The recent resignation of Turkey’s military high command, along with reports that Prime Minister Recep Tayyip Erdoğan will subordinate the military to civilian rule, could mark a new era for that nation. Sweeping constitutional changes, however, are still needed to ensure fundamental rights and avoid exchanging one form of repression for another. The United States should challenge Turkey’s civilian leadership to make such long-overdue changes, especially regarding religious freedom, including for religious minorities.
While Turkey has long been a formal democracy, it has been a decidedly imperfect one. Since Kemal Ataturk founded the Republic of Turkey in 1923, his rigid state secularism has stifled religious freedom. Restrictions have hindered the majority Sunni Muslim community and have discriminated against and threatened religious minority communities, including Greek, Armenian, and Syriac Orthodox Churches; Catholic and Protestant Churches; the Jewish community; and the Alevis.

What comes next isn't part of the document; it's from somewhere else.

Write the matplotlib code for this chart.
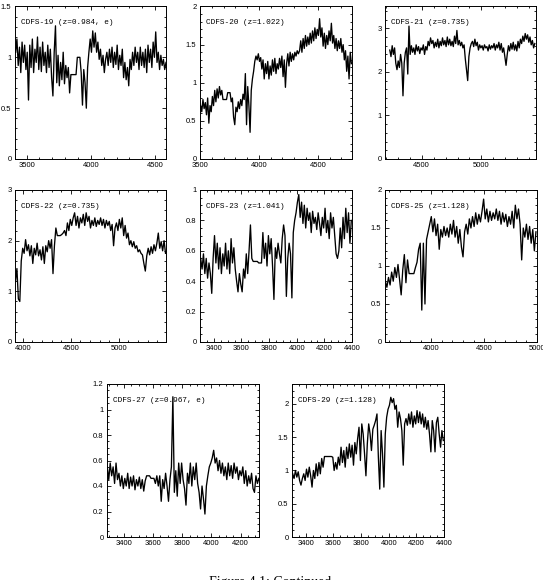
import numpy as np
import matplotlib.pyplot as plt
from matplotlib.ticker import MultipleLocator, FuncFormatter

# Rest-frame spectra of the CDFS galaxies (Figure 4.1, continued).

NAMES = ["CDFS-19 (z=0.984, e)", "CDFS-20 (z=1.022)", "CDFS-21 (z=0.735)",
         "CDFS-22 (z=0.735)", "CDFS-23 (z=1.041)", "CDFS-25 (z=1.128)",
         "CDFS-27 (z=0.967, e)", "CDFS-29 (z=1.128)"]

WAVE_START = [3415, 3505, 4235, 3925, 3305, 3565, 3285, 3305]
WAVE_STEP = [10, 10, 10, 15, 10, 15, 10, 10]

FLUX_19 = [1.05, 1.18, 0.92, 1.10, 0.85, 1.15, 0.95, 1.12, 0.88, 1.05,
           0.58, 1.12, 0.90, 1.18, 0.85, 1.08, 0.95, 1.20, 0.88, 1.10,
           0.86, 1.15, 0.92, 1.05, 0.85, 1.12, 0.90, 1.08, 0.80, 0.62,
           1.05, 1.31, 0.75, 1.02, 0.72, 0.95, 0.78, 1.05, 0.74, 0.92,
           0.80, 0.90, 0.65, 0.83, 0.83, 0.83, 0.83, 0.83, 1.00, 1.00,
           1.00, 0.85, 0.53, 0.88, 0.75, 0.50, 0.90, 1.05, 1.18, 1.05,
           1.26, 1.10, 1.24, 1.05, 1.15, 0.98, 1.08, 0.92, 1.02, 0.85,
           0.98, 1.05, 0.92, 1.08, 0.95, 1.10, 0.90, 1.05, 0.93, 1.12,
           0.88, 1.02, 0.92, 1.08, 0.80, 0.95, 0.78, 0.90, 0.72, 0.98,
           0.88, 1.05, 0.92, 1.10, 0.95, 1.05, 0.88, 1.10, 0.92, 1.05,
           0.90, 1.08, 0.85, 1.12, 0.95, 1.08, 0.90, 1.15, 1.00, 1.25,
           0.95, 1.05, 0.88, 1.02, 0.92, 0.98, 0.88, 0.95]

FLUX_20 = [0.70, 0.62, 0.78, 0.66, 0.74, 0.58, 0.80, 0.47, 0.70, 0.62,
           0.82, 0.70, 0.90, 0.75, 0.92, 0.80, 0.95, 0.84, 0.90, 0.78,
           0.78, 0.78, 0.78, 0.87, 0.87, 0.87, 0.75, 0.80, 0.55, 0.45,
           0.68, 0.62, 0.75, 0.66, 0.78, 0.70, 0.85, 0.78, 1.12, 0.45,
           0.95, 0.70, 0.35, 0.90, 1.05, 1.15, 1.28, 1.35, 1.30, 1.38,
           1.28, 1.33, 1.18, 1.30, 1.05, 1.25, 1.12, 1.28, 1.05, 1.22,
           1.10, 1.30, 1.15, 1.32, 1.12, 1.25, 1.18, 1.32, 1.20, 1.35,
           1.08, 1.30, 0.94, 1.25, 1.38, 1.22, 1.40, 1.28, 1.38, 1.30,
           1.40, 1.35, 1.42, 1.38, 1.42, 1.55, 1.40, 1.58, 1.45, 1.62,
           1.48, 1.60, 1.50, 1.65, 1.52, 1.68, 1.55, 1.72, 1.58, 1.70,
           1.62, 1.84, 1.60, 1.72, 1.48, 1.65, 1.45, 1.62, 1.50, 1.68,
           1.55, 1.78, 1.52, 1.62, 1.45, 1.58, 1.42, 1.55, 1.45, 1.58,
           1.40, 1.50, 1.30, 1.42, 1.15, 1.35, 1.05, 1.40, 1.25]

FLUX_21 = [2.50, 2.35, 2.60, 2.40, 2.55, 2.20, 2.05, 2.25, 2.10, 2.40,
           2.20, 1.45, 2.20, 2.45, 2.55, 1.95, 3.05, 2.40, 2.60, 2.45,
           2.55, 2.40, 2.62, 2.48, 2.58, 2.42, 2.55, 2.50, 2.62, 2.40,
           2.58, 2.50, 2.70, 2.60, 2.78, 2.65, 2.72, 2.55, 2.68, 2.58,
           2.75, 2.55, 2.70, 2.60, 2.78, 2.62, 2.72, 2.58, 2.80, 2.62,
           2.75, 2.60, 2.70, 2.58, 2.82, 2.65, 2.95, 2.62, 2.72, 2.60,
           2.68, 2.55, 2.62, 2.30, 2.05, 1.80, 2.35, 2.55, 2.65, 2.70,
           2.58, 2.75, 2.60, 2.68, 2.50, 2.62, 2.55, 2.60, 2.50, 2.62,
           2.55, 2.58, 2.48, 2.62, 2.52, 2.60, 2.55, 2.65, 2.50, 2.62,
           2.55, 2.68, 2.50, 2.65, 2.45, 2.55, 2.35, 2.15, 2.40, 2.60,
           2.48, 2.65, 2.52, 2.68, 2.50, 2.62, 2.48, 2.70, 2.55, 2.75,
           2.65, 2.82, 2.70, 2.88, 2.75, 2.85, 2.68, 2.80, 2.62, 2.72,
           2.55, 2.65]

FLUX_22 = [1.20, 1.45, 0.85, 0.80, 1.60, 1.85, 1.75, 2.02, 1.80, 1.92,
           1.70, 1.90, 1.55, 1.85, 1.72, 1.95, 1.70, 1.82, 1.62, 1.88,
           1.55, 1.90, 1.78, 2.00, 1.85, 2.02, 1.35, 1.90, 2.25, 2.10,
           2.10, 2.10, 2.12, 2.15, 2.20, 2.10, 2.35, 2.20, 2.42, 2.30,
           2.45, 2.55, 2.30, 2.48, 2.25, 2.45, 2.35, 2.52, 2.30, 2.55,
           2.38, 2.48, 2.25, 2.40, 2.30, 2.45, 2.28, 2.40, 2.32, 2.45,
           2.30, 2.42, 2.25, 2.40, 2.30, 2.38, 2.20, 2.32, 1.90, 2.25,
           2.35, 2.20, 2.42, 2.25, 2.45, 2.10, 2.30, 2.05, 2.15, 1.92,
           2.00, 1.88, 1.98, 1.85, 1.90, 1.78, 1.82, 1.75, 1.72, 1.55,
           1.40, 1.70, 1.85, 1.72, 1.88, 1.75, 1.92, 1.80, 1.95, 2.15,
           1.85, 1.98, 1.80, 2.00, 1.75]

FLUX_23 = [0.55, 0.48, 0.58, 0.45, 0.55, 0.42, 0.52, 0.45, 0.32, 0.55,
           0.70, 0.52, 0.65, 0.48, 0.62, 0.45, 0.58, 0.50, 0.65, 0.48,
           0.60, 0.45, 0.68, 0.52, 0.62, 0.48, 0.40, 0.33, 0.45, 0.38,
           0.33, 0.48, 0.42, 0.58, 0.45, 0.60, 0.77, 0.55, 0.53, 0.53,
           0.53, 0.53, 0.52, 0.52, 0.52, 0.72, 0.55, 0.65, 0.50, 0.70,
           0.58, 0.68, 0.50, 0.28, 0.62, 0.55, 0.65, 0.58, 0.52, 0.68,
           0.77, 0.70, 0.30, 0.55, 0.65, 0.58, 0.29, 0.72, 0.80, 0.85,
           0.92, 0.97, 0.82, 0.92, 0.78, 0.90, 0.75, 0.88, 0.80, 0.85,
           0.72, 0.86, 0.78, 0.82, 0.74, 0.85, 0.78, 0.70, 0.82, 0.75,
           0.88, 0.72, 0.80, 0.68, 0.85, 0.75, 0.82, 0.70, 0.58, 0.55,
           0.60, 0.75, 0.62, 0.82, 0.68, 0.88, 0.72, 0.85, 0.65, 0.80]

FLUX_25 = [0.80, 0.72, 0.85, 0.75, 0.92, 0.80, 0.98, 0.85, 1.02, 0.82,
           0.62, 0.95, 1.15, 0.78, 1.08, 0.90, 0.90, 0.90, 0.90, 0.98,
           1.05, 1.22, 1.30, 0.42, 1.30, 0.50, 1.35, 1.45, 1.55, 1.65,
           1.45, 1.62, 1.40, 1.55, 1.22, 1.48, 1.38, 1.52, 1.40, 1.50,
           1.38, 1.55, 1.42, 1.60, 1.38, 1.52, 1.30, 1.48, 1.25, 1.12,
           1.45, 1.55, 1.42, 1.62, 1.50, 1.65, 1.52, 1.70, 1.55, 1.68,
           1.58, 1.72, 1.88, 1.62, 1.75, 1.58, 1.72, 1.60, 1.70, 1.62,
           1.75, 1.60, 1.72, 1.55, 1.70, 1.58, 1.68, 1.52, 1.65, 1.55,
           1.72, 1.50, 1.80, 1.62, 1.75, 1.55, 1.08, 1.50, 1.38, 1.55,
           1.35, 1.52, 1.30, 1.48, 1.20, 1.45]

FLUX_27 = [0.55, 0.45, 0.58, 0.48, 0.55, 0.42, 0.58, 0.45, 0.50, 0.40,
           0.48, 0.38, 0.46, 0.40, 0.50, 0.38, 0.47, 0.40, 0.48, 0.37,
           0.45, 0.40, 0.47, 0.38, 0.45, 0.36, 0.44, 0.48, 0.48, 0.48,
           0.46, 0.46, 0.46, 0.42, 0.48, 0.40, 0.48, 0.28, 0.45, 0.38,
           0.50, 0.40, 0.28, 0.45, 0.55, 1.10, 0.35, 0.52, 0.32, 0.58,
           0.42, 0.58, 0.45, 0.38, 0.25, 0.50, 0.42, 0.58, 0.40, 0.55,
           0.45, 0.58, 0.42, 0.35, 0.22, 0.40, 0.30, 0.18, 0.40, 0.48,
           0.55, 0.58, 0.62, 0.68, 0.58, 0.62, 0.52, 0.60, 0.50, 0.58,
           0.48, 0.55, 0.45, 0.58, 0.48, 0.56, 0.46, 0.58, 0.50, 0.55,
           0.45, 0.52, 0.48, 0.55, 0.42, 0.52, 0.40, 0.48, 0.42, 0.50,
           0.38, 0.35, 0.48, 0.42, 0.46]

FLUX_29 = [0.95, 0.88, 1.00, 0.90, 0.98, 0.85, 0.78, 0.88, 0.95, 0.85,
           1.02, 0.90, 1.05, 0.92, 0.75, 1.00, 0.88, 1.10, 0.92, 1.12,
           0.95, 1.18, 1.05, 1.21, 1.21, 1.21, 1.21, 1.21, 1.21, 1.20,
           1.00, 1.12, 1.02, 1.20, 1.08, 1.35, 1.12, 1.30, 1.05, 1.35,
           1.18, 1.40, 1.20, 1.38, 1.08, 1.42, 1.25, 1.48, 1.65, 1.15,
           1.70, 1.55, 1.25, 0.92, 1.40, 1.70, 1.55, 1.30, 1.62, 1.68,
           1.75, 1.85, 1.20, 0.72, 1.60, 1.25, 0.75, 1.55, 1.80, 1.92,
           1.98, 2.10, 2.02, 2.08, 1.92, 1.98, 1.65, 1.88, 1.78, 1.60,
           1.08, 1.70, 1.78, 1.68, 1.85, 1.70, 1.88, 1.65, 1.82, 1.70,
           1.90, 1.72, 1.88, 1.70, 1.85, 1.65, 1.80, 1.62, 1.75, 1.55,
           1.28, 1.75, 1.60, 1.28, 1.72, 1.80, 1.55, 1.35, 1.60, 1.45]

FLUXES = [FLUX_19, FLUX_20, FLUX_21, FLUX_22, FLUX_23, FLUX_25, FLUX_27, FLUX_29]

# axis limits and tick spacing of each panel
XLIMS = [(3410, 4585), (3500, 4790), (4195, 5455), (3920, 5490),
         (3300, 4400), (3562, 5000), (3283, 4326), (3300, 4400)]
YLIMS = [(0, 1.5), (0, 2), (0, 3.5), (0, 3), (0, 1), (0, 2), (0, 1.2), (0, 2.3)]
X_TICKS = [(500, 100), (500, 100), (500, 100), (500, 100),
           (200, 50), (500, 100), (200, 50), (200, 50)]
Y_TICKS = [(0.5, 0.1), (0.5, 0.1), (1, 0.2), (1, 0.2),
           (0.2, 0.05), (0.5, 0.1), (0.2, 0.05), (0.5, 0.1)]

# panel frames in pixels: left, top, right, bottom
W, H = 543, 580
FRAMES = [(15, 6.5, 166, 159), (200, 6.5, 352, 159), (385, 6.5, 536, 159),
          (15, 190, 166, 342), (200, 190, 352, 342), (385, 190, 537, 342),
          (107, 384, 259, 537), (292, 384, 444, 537)]

fig = plt.figure(figsize=(W / 100, H / 100), dpi=100)

label_fmt = FuncFormatter(lambda v, pos: "%g" % v)

for i in range(len(NAMES)):
    left, top, right, bottom = FRAMES[i]
    ax = fig.add_axes([left / W, 1 - bottom / H, (right - left) / W, (bottom - top) / H])

    flux = np.array(FLUXES[i])
    wave = WAVE_START[i] + WAVE_STEP[i] * np.arange(len(flux))
    ax.plot(wave, flux, color="black", linewidth=0.95)

    ax.set_xlim(XLIMS[i])
    ax.set_ylim(YLIMS[i])
    ax.xaxis.set_major_locator(MultipleLocator(X_TICKS[i][0]))
    ax.xaxis.set_minor_locator(MultipleLocator(X_TICKS[i][1]))
    ax.yaxis.set_major_locator(MultipleLocator(Y_TICKS[i][0]))
    ax.yaxis.set_minor_locator(MultipleLocator(Y_TICKS[i][1]))
    ax.xaxis.set_major_formatter(label_fmt)
    ax.yaxis.set_major_formatter(label_fmt)

    ax.tick_params(which="both", direction="in", top=True, right=True, width=0.6)
    ax.tick_params(which="major", length=3.2, pad=2.5, labelsize=5.5)
    ax.tick_params(which="minor", length=1.6)
    for label in ax.get_xticklabels() + ax.get_yticklabels():
        label.set_family("Liberation Sans")
    for spine in ax.spines.values():
        spine.set_linewidth(0.7)

    ax.text(0.04, 0.892, NAMES[i], transform=ax.transAxes, ha="left", va="center",
            fontsize=5.6, family="Liberation Mono")

# caption, cut off at the bottom edge as in the page scan
fig.text(272 / W, 1 - 576 / H, "Figure 4.1: Continued.", ha="center", va="top",
         fontsize=10, family="Liberation Serif")

fig.savefig("out.png", dpi=100)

Constitutionally, the military was the protector of the secular state apparatus that engaged in or tolerated religious freedom violations. Indeed, the context for the recent military resignations was Erdoğan’s refusal to promote officers who allegedly plotted within Ergenekon, a clandestine ultranationalist group, to topple his Islamic-oriented government and commit violence against numerous faith communities and their houses of worship.
As the inheritor of this legacy, Erdoğan and his AK Party have faced an uphill battle to deepen Turkey's democratic institutions and culture. Their moves to bolster civilian rule have positive implications for respecting international human rights norms, including religious freedom.